São palavras de um cinismo, de uma frieza escabrosa, em claro contraste com as denúncias daquilo que os militares negavam com ênfase olímpica.
As pessoas das filas na porta da OEA mencionaram centros clandestinos de suplício, descreveram métodos de tortura, contaram como aconteceram seqüestros, falaram os nomes de mais de mil vítimas.
Tudo isso resultou num vasto e minucioso relatório, que ficou pronto em abril de 1980. E que foi proibido de circular na Argentina. Houve quem, nas organizações de defesa dos direitos humanos, tentasse imprimir cópias. Nenhuma gráfica se atreveu.
Com a volta da democracia, vários juízes e advogados argentinos pediram à OEA que liberasse o material. A OEA se recusou sempre. Mas agora, um juiz chamado Sergio Torres, que trabalha no processo sobre a ESMA – a Escola Superior de Mecânica da Armada, o maior e mais emblemático campo de tortura da ditadura militar argentina – conseguiu.
E o conteúdo das 65 caixas com os arquivos daquela missão da OEA, cada uma delas contendo cem pastas com registro de entrevistas e depoimentos, foi digitalizado e despachado para a Argentina.
Passam a fazer parte do processo. Além de ampliar vastamente as provas de acusação, esse material serve para determinar a verdade, principalmente sobre mortos e desaparecidos. É que há denúncias minuciosas de seqüestros, de prisões ilegais, de pessoas que depois sumiram para sempre.
Há testemunhos de como elas sumiram, contando quem foi que desapareceu com elas. Dez das caixas abrigam os depoimentos dos responsáveis pelo terrorismo de Estado.
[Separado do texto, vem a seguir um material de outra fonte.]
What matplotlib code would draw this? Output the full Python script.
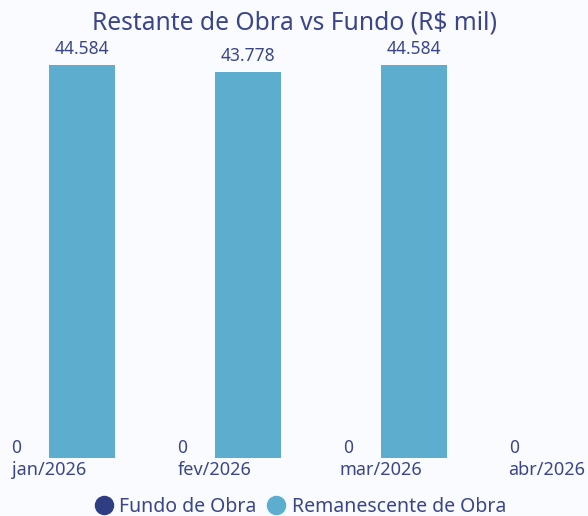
import matplotlib
matplotlib.use("Agg")
import matplotlib.pyplot as plt
from matplotlib.lines import Line2D
import numpy as np

categories = ["jan/2026", "fev/2026", "mar/2026", "abr/2026"]
fundo = [0, 0, 0, 0]
remanescente = [44584, 43778, 44584, None]
series_names = ["Fundo de Obra", "Remanescente de Obra"]

c_fundo = "#2f3d83"
c_rem = "#5dadcf"
txt = "#3b4689"
bg = "#f9fbfe"

plt.rcParams['font.family'] = ['Noto Sans', 'DejaVu Sans']

fig = plt.figure(figsize=(5.88, 5.16), dpi=100)
fig.patch.set_facecolor(bg)
ax = fig.add_axes([0, (516 - 458) / 516, 1, (458 - 40) / 516])
ax.set_facecolor(bg)

x = np.arange(len(categories))
w = 66 / 166

def fmt(v):
    return f"{v:,.0f}".replace(",", ".")

for xi, v in zip(x, fundo):
    if v is None:
        continue
    ax.bar(xi - w / 2, v, w, color=c_fundo)
    ax.annotate(fmt(v), (xi - w / 2, v), xytext=(0, 1), textcoords="offset points",
                ha="center", va="bottom", color=txt, fontsize=12.5, annotation_clip=False)
for xi, v in zip(x, remanescente):
    if v is None:
        continue
    ax.bar(xi + w / 2, v, w, color=c_rem)
    ax.annotate(fmt(v), (xi + w / 2, v), xytext=(0, 5), textcoords="offset points",
                ha="center", va="bottom", color=txt, fontsize=12.5, annotation_clip=False)

ax.set_xlim((0 - 49) / 166, (588 - 49) / 166)
ax.set_ylim(0, 44584 * (458 - 40) / (458 - 65))
ax.set_xticks(x)
ax.set_xticklabels(categories, color=txt, fontsize=13)
ax.tick_params(axis="x", length=0, pad=2.5)
ax.set_yticks([])
for s in ax.spines.values():
    s.set_visible(False)

fig.text(0.5, 1 - 23 / 516, "Restante de Obra vs Fundo (R$ mil)", ha="center", va="center",
         color=txt, fontsize=17.7)

handles = [Line2D([], [], marker="o", linestyle="none", markersize=13, color=c)
           for c in (c_fundo, c_rem)]
fig.legend(handles, series_names, loc="center", bbox_to_anchor=(0.51, 1 - 507 / 516),
           ncol=2, frameon=False, fontsize=14, labelcolor=txt,
           handletextpad=0.3, columnspacing=0.5, handlelength=1.0, borderpad=0)

fig.savefig("out.png", dpi=100, facecolor=bg)
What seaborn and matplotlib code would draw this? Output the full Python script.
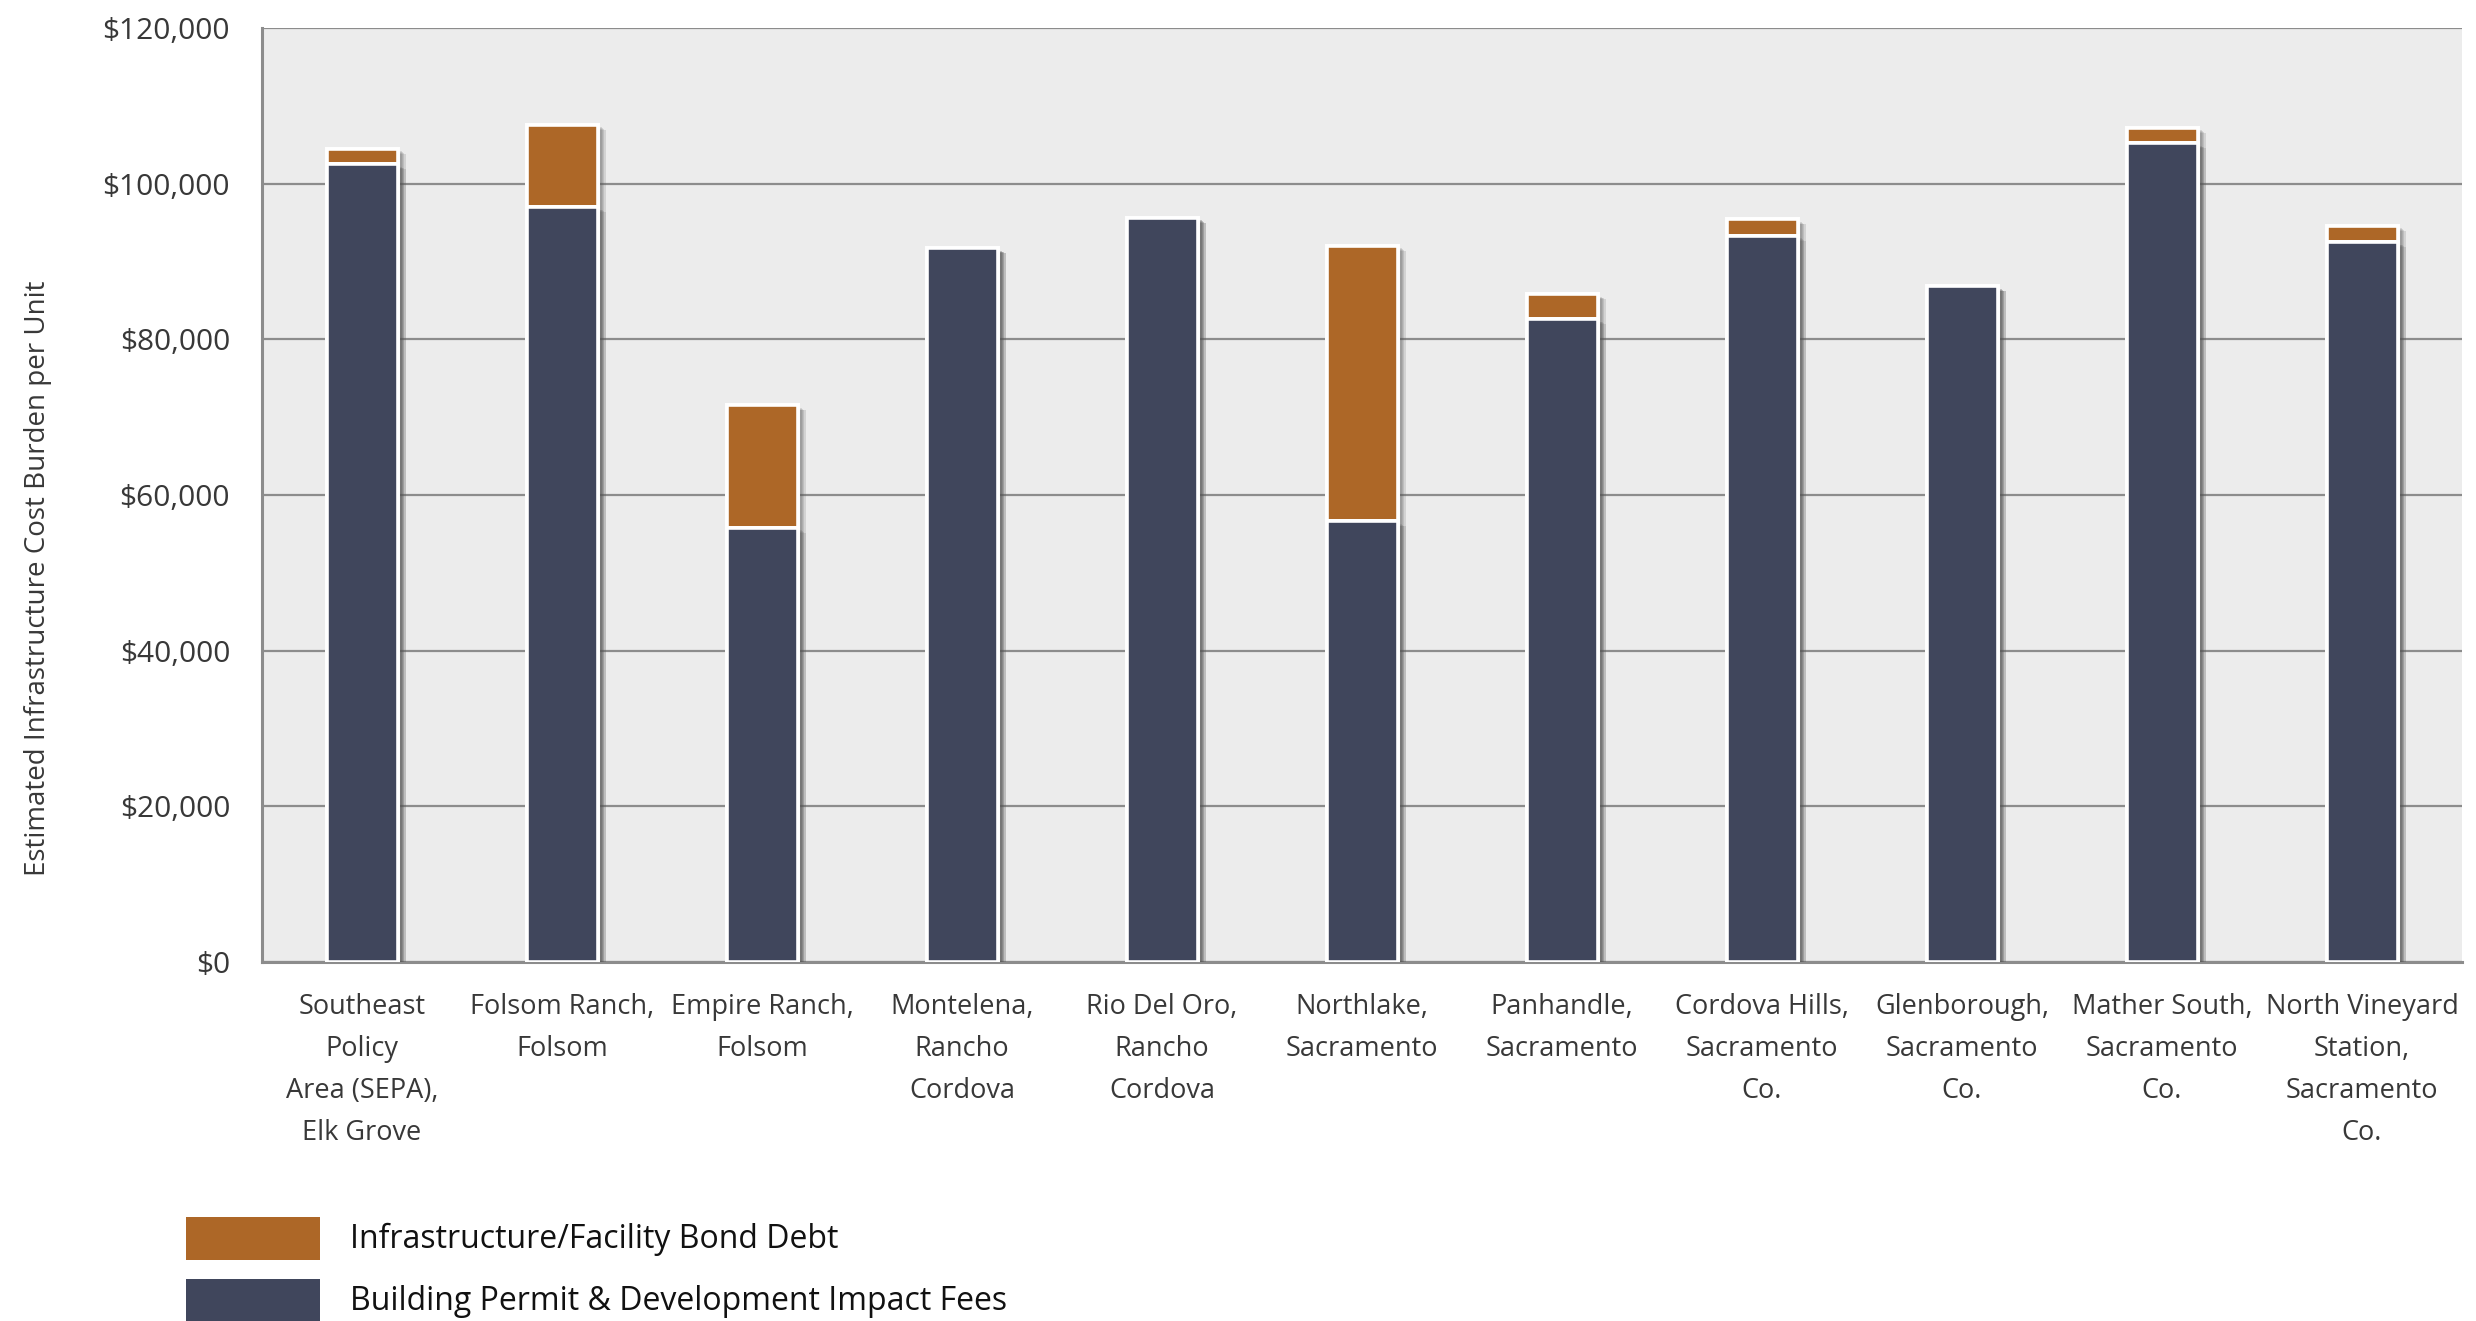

Desde aquele abril de 1980 o passado permaneceu adormecido nessas caixas. Agora, o passado se torna presente, com todos os seus detalhes de horror, medo e esperança.
Horror pelo que acontecia, medo de que aquilo tudo se prolongasse, esperança de que nunca mais torne a acontecer.
Para isso, a verdade precisa ser conhecida, o passado precisa ser revisitado, ser trazido para o dia de hoje. E os culpados devem ser julgados pela mesma Justiça que eles negaram às suas vítimas.
Por enquanto, o conteúdo das caixas está disponível apenas para juízes, promotores e advogados. Eles saberão o que fazer com essa informação durante o julgamento dos torturadores e dos responsáveis pelo terrorismo de Estado.
Um dia, essa informação chegará a todos. Da mesma forma que esperamos que a Comissão Interamericana de Direitos Humanos da OEA um dia entregue, a todos os países da América Latina, suas respectivas caixas, contendo a verdade e a memória de cada país.